When Mr Heath took office, he managed to distract his gaze sufficiently from his prime aim of destroying his nation's sovereignty in order to announce his intention of sailing Morning Cloud up the Irish Sea, thus solving the problem. After this pronouncement he returned to contemplating the joys of Brussels, the wickedness of the workers, and, presumably, the bottom of Morning Cloud until, early in 1972, he suddenly imposed direct rule on the Six Counties of Ulster — which is odd, since it was already an ' intrinsic,' not a federal part of the United Kingdom — accelerated the arrest without trial of minority extremists, and caused a rapid and enduring deterioration in the entire situation by first of all co-operating with and then alienating the majority extremists. The fatuous and perpetual grin of his proconsul, while men, women and children entrusted to his care are dying at an ever accelerating rate, has been of as much value as Mr Callaghan's remark to the embattled people of the Derry Bogside that they might have called him Seamus. (James, in Irish. Got it? The Irish, all the Irish, Catholic, Protestant, Jew or Hindu, just love being patted on the head by their

English conquerors.) Now a referendum will take place, signing the death warrants of many innocent people, with only the names to be filled in: and civil war will continue until utter, ultimate exhaustion. Ultimate for a decade or so.

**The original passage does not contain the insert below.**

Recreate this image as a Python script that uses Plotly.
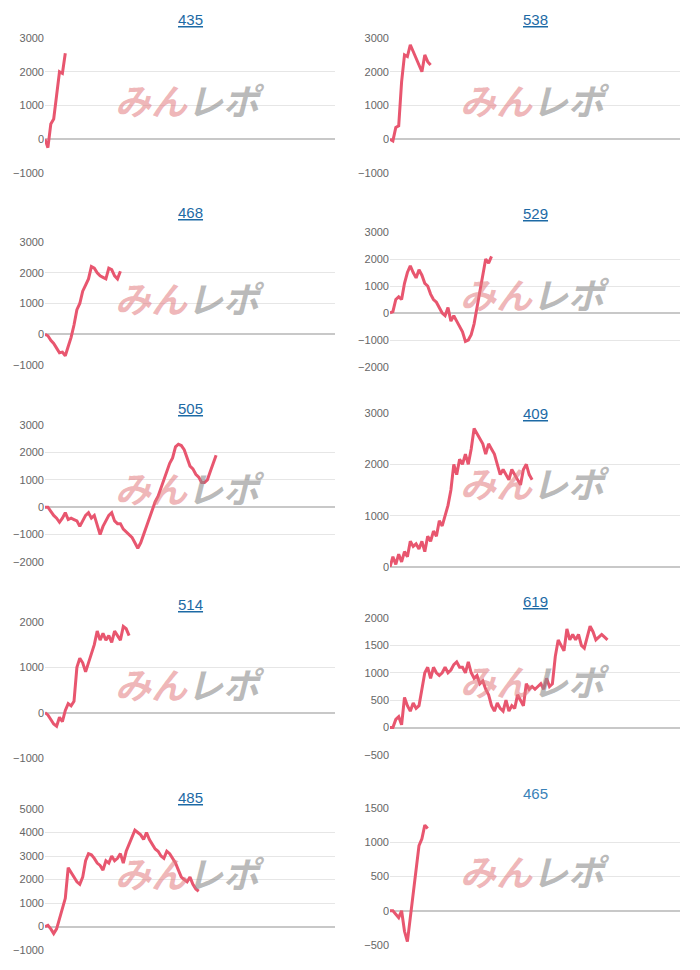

Who will preside over the coming lull? Whom will Westminster grab, as he sprints across the road? Not the Government of the Republic, that is almost certain. Can they catch the Rev Ian Paisley, Mr William Craig, Billy (presumably William) Hull? Have they a Provo leader, ready to sprint the other way? Mr John Stevenson, or whatever he calls himself in Irish, fortified by two archbishops, is now eating heartily in the Curragh Camp: perhaps an English nihilist, with such elevated Roman Catholic patronage, would be a thoroughly suitable solution for 1973? Or perhaps there is none, but only the proven palliatives of perpetual hypocrisy, humbug and murder.